* _INSTRUCTIONS FOR THE TASK_
Transcribe everything in the data word for word. Pictures are left out.

* _SUPPLIED MATERIAL_
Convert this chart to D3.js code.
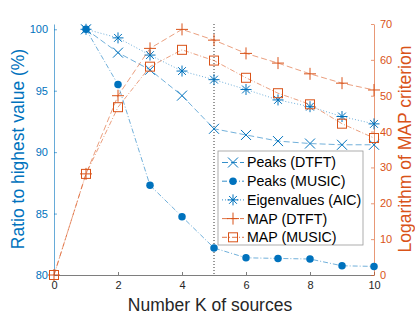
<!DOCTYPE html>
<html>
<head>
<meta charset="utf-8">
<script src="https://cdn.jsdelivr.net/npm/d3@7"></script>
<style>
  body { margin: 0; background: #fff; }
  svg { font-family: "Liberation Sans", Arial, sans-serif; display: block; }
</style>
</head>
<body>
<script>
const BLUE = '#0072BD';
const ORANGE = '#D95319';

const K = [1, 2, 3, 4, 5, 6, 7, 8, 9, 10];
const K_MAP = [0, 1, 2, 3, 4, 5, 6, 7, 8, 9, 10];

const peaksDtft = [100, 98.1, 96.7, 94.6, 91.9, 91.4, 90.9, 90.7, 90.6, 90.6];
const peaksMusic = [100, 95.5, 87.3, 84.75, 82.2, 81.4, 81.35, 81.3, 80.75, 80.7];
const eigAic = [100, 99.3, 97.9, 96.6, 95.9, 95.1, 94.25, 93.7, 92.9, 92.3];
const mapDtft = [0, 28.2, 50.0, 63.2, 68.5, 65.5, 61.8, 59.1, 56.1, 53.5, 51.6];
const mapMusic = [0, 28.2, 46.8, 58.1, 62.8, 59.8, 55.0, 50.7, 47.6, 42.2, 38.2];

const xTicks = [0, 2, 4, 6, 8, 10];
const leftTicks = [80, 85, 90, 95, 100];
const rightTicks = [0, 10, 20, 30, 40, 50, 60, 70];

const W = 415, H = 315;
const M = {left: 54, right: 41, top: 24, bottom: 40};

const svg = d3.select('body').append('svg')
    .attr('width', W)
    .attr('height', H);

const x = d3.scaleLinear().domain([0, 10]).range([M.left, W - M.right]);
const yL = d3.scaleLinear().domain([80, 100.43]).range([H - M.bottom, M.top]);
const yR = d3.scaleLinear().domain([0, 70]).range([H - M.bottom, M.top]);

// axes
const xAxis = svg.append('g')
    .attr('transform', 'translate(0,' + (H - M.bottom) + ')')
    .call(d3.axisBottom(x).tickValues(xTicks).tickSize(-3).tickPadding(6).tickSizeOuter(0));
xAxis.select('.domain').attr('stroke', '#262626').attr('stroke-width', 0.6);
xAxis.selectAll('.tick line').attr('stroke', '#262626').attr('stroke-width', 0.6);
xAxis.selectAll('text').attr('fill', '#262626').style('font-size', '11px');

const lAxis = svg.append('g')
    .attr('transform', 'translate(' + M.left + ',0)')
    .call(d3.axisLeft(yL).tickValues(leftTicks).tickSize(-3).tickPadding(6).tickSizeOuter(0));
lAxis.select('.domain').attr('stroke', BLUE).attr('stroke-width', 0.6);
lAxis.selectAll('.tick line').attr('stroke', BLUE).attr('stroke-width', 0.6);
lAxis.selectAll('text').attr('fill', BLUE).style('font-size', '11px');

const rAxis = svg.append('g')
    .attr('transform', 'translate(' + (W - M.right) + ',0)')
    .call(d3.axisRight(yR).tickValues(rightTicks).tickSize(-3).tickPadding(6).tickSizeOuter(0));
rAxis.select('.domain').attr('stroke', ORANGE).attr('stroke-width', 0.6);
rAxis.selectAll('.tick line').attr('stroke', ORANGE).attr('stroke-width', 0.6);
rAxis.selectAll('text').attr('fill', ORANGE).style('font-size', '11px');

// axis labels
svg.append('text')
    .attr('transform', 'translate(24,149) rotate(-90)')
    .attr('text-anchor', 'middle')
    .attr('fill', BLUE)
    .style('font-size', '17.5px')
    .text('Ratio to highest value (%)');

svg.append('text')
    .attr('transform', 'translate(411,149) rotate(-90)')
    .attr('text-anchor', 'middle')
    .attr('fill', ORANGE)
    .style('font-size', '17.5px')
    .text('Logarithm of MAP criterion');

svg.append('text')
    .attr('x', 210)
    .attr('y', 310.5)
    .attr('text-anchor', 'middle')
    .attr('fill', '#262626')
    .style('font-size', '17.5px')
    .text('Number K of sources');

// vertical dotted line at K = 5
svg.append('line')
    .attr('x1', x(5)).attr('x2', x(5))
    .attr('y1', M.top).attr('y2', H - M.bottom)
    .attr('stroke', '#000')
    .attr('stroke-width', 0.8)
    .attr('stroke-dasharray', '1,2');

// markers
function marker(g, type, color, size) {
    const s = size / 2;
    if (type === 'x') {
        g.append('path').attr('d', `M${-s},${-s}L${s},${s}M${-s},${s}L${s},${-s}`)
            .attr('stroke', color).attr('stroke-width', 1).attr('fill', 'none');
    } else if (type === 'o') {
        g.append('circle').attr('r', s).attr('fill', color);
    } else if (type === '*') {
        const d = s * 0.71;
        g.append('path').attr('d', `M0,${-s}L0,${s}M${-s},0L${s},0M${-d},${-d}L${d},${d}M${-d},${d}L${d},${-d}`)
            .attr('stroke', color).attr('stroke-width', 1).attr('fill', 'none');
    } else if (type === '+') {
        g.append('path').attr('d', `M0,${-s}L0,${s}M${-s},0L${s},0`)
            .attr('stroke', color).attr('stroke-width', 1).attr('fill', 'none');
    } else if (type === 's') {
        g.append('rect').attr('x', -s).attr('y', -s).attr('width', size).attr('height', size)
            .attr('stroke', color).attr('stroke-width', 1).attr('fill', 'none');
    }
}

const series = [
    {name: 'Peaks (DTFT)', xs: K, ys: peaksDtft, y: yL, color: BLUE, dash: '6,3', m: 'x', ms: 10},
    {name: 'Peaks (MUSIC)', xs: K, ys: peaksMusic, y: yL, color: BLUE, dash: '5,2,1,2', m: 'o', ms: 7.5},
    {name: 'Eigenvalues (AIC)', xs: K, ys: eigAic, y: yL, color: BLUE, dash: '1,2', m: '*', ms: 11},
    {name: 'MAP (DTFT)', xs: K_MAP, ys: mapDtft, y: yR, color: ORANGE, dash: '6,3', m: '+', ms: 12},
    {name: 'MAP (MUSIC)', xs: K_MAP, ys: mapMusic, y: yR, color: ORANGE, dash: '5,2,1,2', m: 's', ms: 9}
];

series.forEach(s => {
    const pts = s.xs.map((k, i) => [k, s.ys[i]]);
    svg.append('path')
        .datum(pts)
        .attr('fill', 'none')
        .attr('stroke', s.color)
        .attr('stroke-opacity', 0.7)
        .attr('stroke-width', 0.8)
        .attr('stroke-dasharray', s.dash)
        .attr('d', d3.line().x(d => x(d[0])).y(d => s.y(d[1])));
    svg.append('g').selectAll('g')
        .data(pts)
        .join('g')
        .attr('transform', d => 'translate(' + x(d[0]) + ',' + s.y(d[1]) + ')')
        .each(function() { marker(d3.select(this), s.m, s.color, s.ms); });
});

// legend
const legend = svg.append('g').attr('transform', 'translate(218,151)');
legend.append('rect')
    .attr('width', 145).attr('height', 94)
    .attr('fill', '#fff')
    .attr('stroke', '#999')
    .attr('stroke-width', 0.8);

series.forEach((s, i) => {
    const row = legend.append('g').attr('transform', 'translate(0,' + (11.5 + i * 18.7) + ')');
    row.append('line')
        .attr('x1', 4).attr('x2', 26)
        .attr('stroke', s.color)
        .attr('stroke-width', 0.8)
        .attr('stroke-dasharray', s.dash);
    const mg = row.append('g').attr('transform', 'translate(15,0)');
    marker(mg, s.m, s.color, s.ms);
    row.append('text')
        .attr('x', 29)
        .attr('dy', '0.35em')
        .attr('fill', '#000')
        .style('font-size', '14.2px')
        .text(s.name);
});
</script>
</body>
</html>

* _ANSWER TO THE TASK_
Convert this chart to D3.js code.
<!DOCTYPE html>
<html>
<head>
<meta charset="utf-8">
<script src="https://cdn.jsdelivr.net/npm/d3@7"></script>
<style>
  body { margin: 0; background: #fff; }
  svg { font-family: "Liberation Sans", Arial, sans-serif; display: block; }
</style>
</head>
<body>
<script>
const BLUE = '#0072BD';
const ORANGE = '#D95319';

const K = [1, 2, 3, 4, 5, 6, 7, 8, 9, 10];
const K_MAP = [0, 1, 2, 3, 4, 5, 6, 7, 8, 9, 10];

const peaksDtft = [100, 98.1, 96.7, 94.6, 91.9, 91.4, 90.9, 90.7, 90.6, 90.6];
const peaksMusic = [100, 95.5, 87.3, 84.75, 82.2, 81.4, 81.35, 81.3, 80.75, 80.7];
const eigAic = [100, 99.3, 97.9, 96.6, 95.9, 95.1, 94.25, 93.7, 92.9, 92.3];
const mapDtft = [0, 28.2, 50.0, 63.2, 68.5, 65.5, 61.8, 59.1, 56.1, 53.5, 51.6];
const mapMusic = [0, 28.2, 46.8, 58.1, 62.8, 59.8, 55.0, 50.7, 47.6, 42.2, 38.2];

const xTicks = [0, 2, 4, 6, 8, 10];
const leftTicks = [80, 85, 90, 95, 100];
const rightTicks = [0, 10, 20, 30, 40, 50, 60, 70];

const W = 415, H = 315;
const M = {left: 54, right: 41, top: 24, bottom: 40};

const svg = d3.select('body').append('svg')
    .attr('width', W)
    .attr('height', H);

const x = d3.scaleLinear().domain([0, 10]).range([M.left, W - M.right]);
const yL = d3.scaleLinear().domain([80, 100.43]).range([H - M.bottom, M.top]);
const yR = d3.scaleLinear().domain([0, 70]).range([H - M.bottom, M.top]);

// axes
const xAxis = svg.append('g')
    .attr('transform', 'translate(0,' + (H - M.bottom) + ')')
    .call(d3.axisBottom(x).tickValues(xTicks).tickSize(-3).tickPadding(6).tickSizeOuter(0));
xAxis.select('.domain').attr('stroke', '#262626').attr('stroke-width', 0.6);
xAxis.selectAll('.tick line').attr('stroke', '#262626').attr('stroke-width', 0.6);
xAxis.selectAll('text').attr('fill', '#262626').style('font-size', '11px');

const lAxis = svg.append('g')
    .attr('transform', 'translate(' + M.left + ',0)')
    .call(d3.axisLeft(yL).tickValues(leftTicks).tickSize(-3).tickPadding(6).tickSizeOuter(0));
lAxis.select('.domain').attr('stroke', BLUE).attr('stroke-width', 0.6);
lAxis.selectAll('.tick line').attr('stroke', BLUE).attr('stroke-width', 0.6);
lAxis.selectAll('text').attr('fill', BLUE).style('font-size', '11px');

const rAxis = svg.append('g')
    .attr('transform', 'translate(' + (W - M.right) + ',0)')
    .call(d3.axisRight(yR).tickValues(rightTicks).tickSize(-3).tickPadding(6).tickSizeOuter(0));
rAxis.select('.domain').attr('stroke', ORANGE).attr('stroke-width', 0.6);
rAxis.selectAll('.tick line').attr('stroke', ORANGE).attr('stroke-width', 0.6);
rAxis.selectAll('text').attr('fill', ORANGE).style('font-size', '11px');

// axis labels
svg.append('text')
    .attr('transform', 'translate(24,149) rotate(-90)')
    .attr('text-anchor', 'middle')
    .attr('fill', BLUE)
    .style('font-size', '17.5px')
    .text('Ratio to highest value (%)');

svg.append('text')
    .attr('transform', 'translate(411,149) rotate(-90)')
    .attr('text-anchor', 'middle')
    .attr('fill', ORANGE)
    .style('font-size', '17.5px')
    .text('Logarithm of MAP criterion');

svg.append('text')
    .attr('x', 210)
    .attr('y', 310.5)
    .attr('text-anchor', 'middle')
    .attr('fill', '#262626')
    .style('font-size', '17.5px')
    .text('Number K of sources');

// vertical dotted line at K = 5
svg.append('line')
    .attr('x1', x(5)).attr('x2', x(5))
    .attr('y1', M.top).attr('y2', H - M.bottom)
    .attr('stroke', '#000')
    .attr('stroke-width', 0.8)
    .attr('stroke-dasharray', '1,2');

// markers
function marker(g, type, color, size) {
    const s = size / 2;
    if (type === 'x') {
        g.append('path').attr('d', `M${-s},${-s}L${s},${s}M${-s},${s}L${s},${-s}`)
            .attr('stroke', color).attr('stroke-width', 1).attr('fill', 'none');
    } else if (type === 'o') {
        g.append('circle').attr('r', s).attr('fill', color);
    } else if (type === '*') {
        const d = s * 0.71;
        g.append('path').attr('d', `M0,${-s}L0,${s}M${-s},0L${s},0M${-d},${-d}L${d},${d}M${-d},${d}L${d},${-d}`)
            .attr('stroke', color).attr('stroke-width', 1).attr('fill', 'none');
    } else if (type === '+') {
        g.append('path').attr('d', `M0,${-s}L0,${s}M${-s},0L${s},0`)
            .attr('stroke', color).attr('stroke-width', 1).attr('fill', 'none');
    } else if (type === 's') {
        g.append('rect').attr('x', -s).attr('y', -s).attr('width', size).attr('height', size)
            .attr('stroke', color).attr('stroke-width', 1).attr('fill', 'none');
    }
}

const series = [
    {name: 'Peaks (DTFT)', xs: K, ys: peaksDtft, y: yL, color: BLUE, dash: '6,3', m: 'x', ms: 10},
    {name: 'Peaks (MUSIC)', xs: K, ys: peaksMusic, y: yL, color: BLUE, dash: '5,2,1,2', m: 'o', ms: 7.5},
    {name: 'Eigenvalues (AIC)', xs: K, ys: eigAic, y: yL, color: BLUE, dash: '1,2', m: '*', ms: 11},
    {name: 'MAP (DTFT)', xs: K_MAP, ys: mapDtft, y: yR, color: ORANGE, dash: '6,3', m: '+', ms: 12},
    {name: 'MAP (MUSIC)', xs: K_MAP, ys: mapMusic, y: yR, color: ORANGE, dash: '5,2,1,2', m: 's', ms: 9}
];

series.forEach(s => {
    const pts = s.xs.map((k, i) => [k, s.ys[i]]);
    svg.append('path')
        .datum(pts)
        .attr('fill', 'none')
        .attr('stroke', s.color)
        .attr('stroke-opacity', 0.7)
        .attr('stroke-width', 0.8)
        .attr('stroke-dasharray', s.dash)
        .attr('d', d3.line().x(d => x(d[0])).y(d => s.y(d[1])));
    svg.append('g').selectAll('g')
        .data(pts)
        .join('g')
        .attr('transform', d => 'translate(' + x(d[0]) + ',' + s.y(d[1]) + ')')
        .each(function() { marker(d3.select(this), s.m, s.color, s.ms); });
});

// legend
const legend = svg.append('g').attr('transform', 'translate(218,151)');
legend.append('rect')
    .attr('width', 145).attr('height', 94)
    .attr('fill', '#fff')
    .attr('stroke', '#999')
    .attr('stroke-width', 0.8);

series.forEach((s, i) => {
    const row = legend.append('g').attr('transform', 'translate(0,' + (11.5 + i * 18.7) + ')');
    row.append('line')
        .attr('x1', 4).attr('x2', 26)
        .attr('stroke', s.color)
        .attr('stroke-width', 0.8)
        .attr('stroke-dasharray', s.dash);
    const mg = row.append('g').attr('transform', 'translate(15,0)');
    marker(mg, s.m, s.color, s.ms);
    row.append('text')
        .attr('x', 29)
        .attr('dy', '0.35em')
        .attr('fill', '#000')
        .style('font-size', '14.2px')
        .text(s.name);
});
</script>
</body>
</html>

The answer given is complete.